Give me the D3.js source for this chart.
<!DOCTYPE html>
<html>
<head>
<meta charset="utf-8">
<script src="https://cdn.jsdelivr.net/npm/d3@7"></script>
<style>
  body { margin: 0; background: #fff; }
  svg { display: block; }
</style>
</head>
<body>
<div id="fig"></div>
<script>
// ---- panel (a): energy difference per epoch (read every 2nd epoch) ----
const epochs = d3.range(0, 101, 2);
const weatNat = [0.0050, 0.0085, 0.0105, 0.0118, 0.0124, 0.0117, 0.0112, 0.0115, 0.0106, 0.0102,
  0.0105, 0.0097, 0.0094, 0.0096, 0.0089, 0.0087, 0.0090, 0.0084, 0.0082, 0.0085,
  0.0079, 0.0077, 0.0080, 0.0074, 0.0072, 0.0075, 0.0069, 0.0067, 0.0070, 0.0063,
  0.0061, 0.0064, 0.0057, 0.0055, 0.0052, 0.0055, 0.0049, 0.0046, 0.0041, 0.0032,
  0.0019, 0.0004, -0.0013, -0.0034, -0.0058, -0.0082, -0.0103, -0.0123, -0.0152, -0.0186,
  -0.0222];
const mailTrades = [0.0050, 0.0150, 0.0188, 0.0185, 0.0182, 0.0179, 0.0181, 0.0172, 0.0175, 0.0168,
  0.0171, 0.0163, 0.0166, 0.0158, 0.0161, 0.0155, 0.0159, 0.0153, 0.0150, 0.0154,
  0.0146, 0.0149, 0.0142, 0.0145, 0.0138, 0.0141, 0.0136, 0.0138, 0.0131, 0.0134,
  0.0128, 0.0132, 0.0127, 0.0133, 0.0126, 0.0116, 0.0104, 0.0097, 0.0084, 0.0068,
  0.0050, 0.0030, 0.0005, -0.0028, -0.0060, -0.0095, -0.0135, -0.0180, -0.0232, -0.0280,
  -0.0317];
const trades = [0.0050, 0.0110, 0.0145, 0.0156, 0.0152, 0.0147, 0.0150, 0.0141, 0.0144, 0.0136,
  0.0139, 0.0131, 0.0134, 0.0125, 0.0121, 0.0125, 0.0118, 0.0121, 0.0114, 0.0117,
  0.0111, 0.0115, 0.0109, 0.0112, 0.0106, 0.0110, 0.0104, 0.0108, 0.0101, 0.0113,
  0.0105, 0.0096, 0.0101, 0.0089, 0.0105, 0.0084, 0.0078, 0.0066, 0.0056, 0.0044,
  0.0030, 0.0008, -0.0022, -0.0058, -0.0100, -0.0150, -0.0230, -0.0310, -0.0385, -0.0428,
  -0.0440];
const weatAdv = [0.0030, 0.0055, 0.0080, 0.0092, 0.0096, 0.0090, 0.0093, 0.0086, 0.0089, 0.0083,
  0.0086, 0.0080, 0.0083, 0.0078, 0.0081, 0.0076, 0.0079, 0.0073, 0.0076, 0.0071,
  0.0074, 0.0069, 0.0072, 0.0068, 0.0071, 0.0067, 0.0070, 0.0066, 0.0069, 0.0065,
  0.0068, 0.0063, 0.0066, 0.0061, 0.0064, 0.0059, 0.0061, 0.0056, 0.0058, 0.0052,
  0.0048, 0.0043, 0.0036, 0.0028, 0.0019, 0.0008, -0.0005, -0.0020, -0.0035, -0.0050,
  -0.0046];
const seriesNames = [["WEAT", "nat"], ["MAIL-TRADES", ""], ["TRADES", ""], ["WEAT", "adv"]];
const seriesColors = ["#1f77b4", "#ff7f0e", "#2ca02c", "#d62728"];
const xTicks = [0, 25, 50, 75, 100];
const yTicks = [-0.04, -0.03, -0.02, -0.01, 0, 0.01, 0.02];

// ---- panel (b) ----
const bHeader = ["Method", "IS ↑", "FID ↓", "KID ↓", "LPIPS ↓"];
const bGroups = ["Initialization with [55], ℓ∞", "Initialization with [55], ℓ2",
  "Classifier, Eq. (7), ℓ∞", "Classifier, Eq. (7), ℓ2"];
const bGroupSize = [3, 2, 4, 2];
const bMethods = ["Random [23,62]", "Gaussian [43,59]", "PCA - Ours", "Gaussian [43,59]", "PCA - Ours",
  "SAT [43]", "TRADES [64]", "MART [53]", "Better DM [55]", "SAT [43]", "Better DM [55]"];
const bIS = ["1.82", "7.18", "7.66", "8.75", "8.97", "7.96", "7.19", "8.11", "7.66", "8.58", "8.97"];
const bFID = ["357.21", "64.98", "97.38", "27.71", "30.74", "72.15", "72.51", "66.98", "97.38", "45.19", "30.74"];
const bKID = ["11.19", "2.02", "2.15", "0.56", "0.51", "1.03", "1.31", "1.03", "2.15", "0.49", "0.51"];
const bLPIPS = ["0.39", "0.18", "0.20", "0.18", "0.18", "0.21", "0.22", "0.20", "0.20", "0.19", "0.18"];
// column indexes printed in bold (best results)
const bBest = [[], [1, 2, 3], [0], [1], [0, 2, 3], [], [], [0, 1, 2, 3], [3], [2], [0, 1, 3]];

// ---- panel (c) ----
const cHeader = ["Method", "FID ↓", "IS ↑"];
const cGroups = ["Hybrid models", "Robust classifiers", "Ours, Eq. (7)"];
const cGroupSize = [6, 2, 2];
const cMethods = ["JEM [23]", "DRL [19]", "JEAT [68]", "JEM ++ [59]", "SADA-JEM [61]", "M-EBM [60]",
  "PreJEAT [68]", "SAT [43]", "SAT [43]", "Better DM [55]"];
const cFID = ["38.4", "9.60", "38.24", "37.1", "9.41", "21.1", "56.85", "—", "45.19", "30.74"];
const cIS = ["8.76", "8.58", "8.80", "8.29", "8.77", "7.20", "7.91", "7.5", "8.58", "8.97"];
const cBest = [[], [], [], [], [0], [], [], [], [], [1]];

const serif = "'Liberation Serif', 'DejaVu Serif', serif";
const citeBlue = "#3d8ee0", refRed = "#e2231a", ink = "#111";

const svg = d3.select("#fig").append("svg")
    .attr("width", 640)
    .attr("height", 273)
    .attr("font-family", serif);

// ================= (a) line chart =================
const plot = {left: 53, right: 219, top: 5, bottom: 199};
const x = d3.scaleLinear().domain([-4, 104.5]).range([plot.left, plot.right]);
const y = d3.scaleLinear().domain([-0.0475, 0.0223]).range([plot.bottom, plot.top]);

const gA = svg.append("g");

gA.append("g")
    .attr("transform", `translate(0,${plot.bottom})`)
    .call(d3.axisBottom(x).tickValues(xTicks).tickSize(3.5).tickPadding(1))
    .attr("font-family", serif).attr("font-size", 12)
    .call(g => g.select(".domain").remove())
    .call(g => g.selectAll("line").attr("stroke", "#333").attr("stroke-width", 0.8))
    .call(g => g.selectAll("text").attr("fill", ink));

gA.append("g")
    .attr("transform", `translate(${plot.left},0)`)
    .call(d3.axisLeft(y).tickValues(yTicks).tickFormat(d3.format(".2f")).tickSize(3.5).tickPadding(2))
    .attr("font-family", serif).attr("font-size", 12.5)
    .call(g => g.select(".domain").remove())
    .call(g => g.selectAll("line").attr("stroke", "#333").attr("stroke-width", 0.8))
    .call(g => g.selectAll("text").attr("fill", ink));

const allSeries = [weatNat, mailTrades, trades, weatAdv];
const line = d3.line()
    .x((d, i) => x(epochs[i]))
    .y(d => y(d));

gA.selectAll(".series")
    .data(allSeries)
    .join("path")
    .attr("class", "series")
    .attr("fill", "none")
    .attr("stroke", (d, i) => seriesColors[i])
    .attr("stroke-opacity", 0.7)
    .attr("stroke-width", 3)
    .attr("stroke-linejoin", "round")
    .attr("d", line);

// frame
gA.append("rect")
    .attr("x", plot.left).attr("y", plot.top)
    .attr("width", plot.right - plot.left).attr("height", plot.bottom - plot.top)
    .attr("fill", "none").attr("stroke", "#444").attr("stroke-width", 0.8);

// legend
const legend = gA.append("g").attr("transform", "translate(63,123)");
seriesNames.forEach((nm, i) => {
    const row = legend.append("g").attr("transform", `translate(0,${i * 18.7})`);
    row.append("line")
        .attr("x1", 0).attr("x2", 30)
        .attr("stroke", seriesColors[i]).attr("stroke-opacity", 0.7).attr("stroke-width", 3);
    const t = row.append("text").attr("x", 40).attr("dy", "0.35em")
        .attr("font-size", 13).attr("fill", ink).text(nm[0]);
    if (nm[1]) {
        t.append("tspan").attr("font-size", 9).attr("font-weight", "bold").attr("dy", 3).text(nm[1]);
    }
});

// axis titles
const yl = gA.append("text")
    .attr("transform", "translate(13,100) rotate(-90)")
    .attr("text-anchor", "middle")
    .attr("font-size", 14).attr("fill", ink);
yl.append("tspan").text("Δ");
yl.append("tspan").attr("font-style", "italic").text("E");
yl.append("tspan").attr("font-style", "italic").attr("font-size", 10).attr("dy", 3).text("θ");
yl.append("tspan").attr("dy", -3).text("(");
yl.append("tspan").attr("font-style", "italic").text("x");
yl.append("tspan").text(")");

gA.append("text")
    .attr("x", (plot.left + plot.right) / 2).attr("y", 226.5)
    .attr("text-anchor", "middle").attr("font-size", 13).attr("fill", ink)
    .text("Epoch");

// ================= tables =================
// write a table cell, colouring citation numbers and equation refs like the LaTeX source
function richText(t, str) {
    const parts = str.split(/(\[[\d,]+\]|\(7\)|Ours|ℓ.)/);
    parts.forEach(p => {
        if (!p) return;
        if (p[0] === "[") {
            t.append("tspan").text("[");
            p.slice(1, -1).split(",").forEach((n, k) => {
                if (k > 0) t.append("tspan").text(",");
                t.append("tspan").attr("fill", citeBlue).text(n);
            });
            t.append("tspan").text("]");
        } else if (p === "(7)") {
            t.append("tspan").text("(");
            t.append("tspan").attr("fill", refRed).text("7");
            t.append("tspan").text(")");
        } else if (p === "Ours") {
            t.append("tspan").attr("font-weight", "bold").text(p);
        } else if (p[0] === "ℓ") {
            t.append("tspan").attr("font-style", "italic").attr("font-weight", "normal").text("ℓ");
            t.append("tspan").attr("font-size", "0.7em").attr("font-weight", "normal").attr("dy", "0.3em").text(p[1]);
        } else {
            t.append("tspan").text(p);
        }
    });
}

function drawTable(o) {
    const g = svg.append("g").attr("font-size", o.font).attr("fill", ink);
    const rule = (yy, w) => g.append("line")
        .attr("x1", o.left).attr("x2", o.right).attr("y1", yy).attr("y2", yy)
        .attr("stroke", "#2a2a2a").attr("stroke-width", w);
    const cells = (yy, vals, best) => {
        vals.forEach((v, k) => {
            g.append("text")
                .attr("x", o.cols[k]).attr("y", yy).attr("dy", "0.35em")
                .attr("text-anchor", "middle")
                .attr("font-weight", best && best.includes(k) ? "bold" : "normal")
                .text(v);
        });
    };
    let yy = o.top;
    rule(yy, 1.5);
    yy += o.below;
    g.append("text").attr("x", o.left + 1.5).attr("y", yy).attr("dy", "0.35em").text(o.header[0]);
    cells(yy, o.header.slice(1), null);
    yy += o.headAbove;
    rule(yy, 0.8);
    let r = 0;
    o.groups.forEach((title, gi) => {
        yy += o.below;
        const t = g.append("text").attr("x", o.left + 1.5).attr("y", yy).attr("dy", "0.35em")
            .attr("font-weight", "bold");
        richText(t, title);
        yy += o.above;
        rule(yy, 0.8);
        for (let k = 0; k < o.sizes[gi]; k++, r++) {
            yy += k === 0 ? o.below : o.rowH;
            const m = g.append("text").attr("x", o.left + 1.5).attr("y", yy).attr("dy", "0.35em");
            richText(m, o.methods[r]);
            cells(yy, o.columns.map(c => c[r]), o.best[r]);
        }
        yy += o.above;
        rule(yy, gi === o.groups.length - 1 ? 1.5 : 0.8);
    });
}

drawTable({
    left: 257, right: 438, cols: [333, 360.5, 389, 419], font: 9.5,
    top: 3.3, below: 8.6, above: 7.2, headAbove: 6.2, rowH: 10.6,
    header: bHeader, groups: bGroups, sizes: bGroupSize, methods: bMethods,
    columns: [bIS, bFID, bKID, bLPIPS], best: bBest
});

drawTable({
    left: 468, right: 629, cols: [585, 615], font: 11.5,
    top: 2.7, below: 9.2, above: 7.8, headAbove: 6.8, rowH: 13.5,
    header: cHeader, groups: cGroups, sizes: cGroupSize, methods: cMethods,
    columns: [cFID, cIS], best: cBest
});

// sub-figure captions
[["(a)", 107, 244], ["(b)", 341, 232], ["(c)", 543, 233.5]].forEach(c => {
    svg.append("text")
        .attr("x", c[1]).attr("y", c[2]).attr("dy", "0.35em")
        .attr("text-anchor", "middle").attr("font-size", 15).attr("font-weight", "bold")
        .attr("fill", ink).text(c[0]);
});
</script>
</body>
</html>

• • • • • • •

Copy out every line holding the string "source".

**Result for this exercise:**
Give me the D3.js source for this chart.
// write a table cell, colouring citation numbers and equation refs like the LaTeX source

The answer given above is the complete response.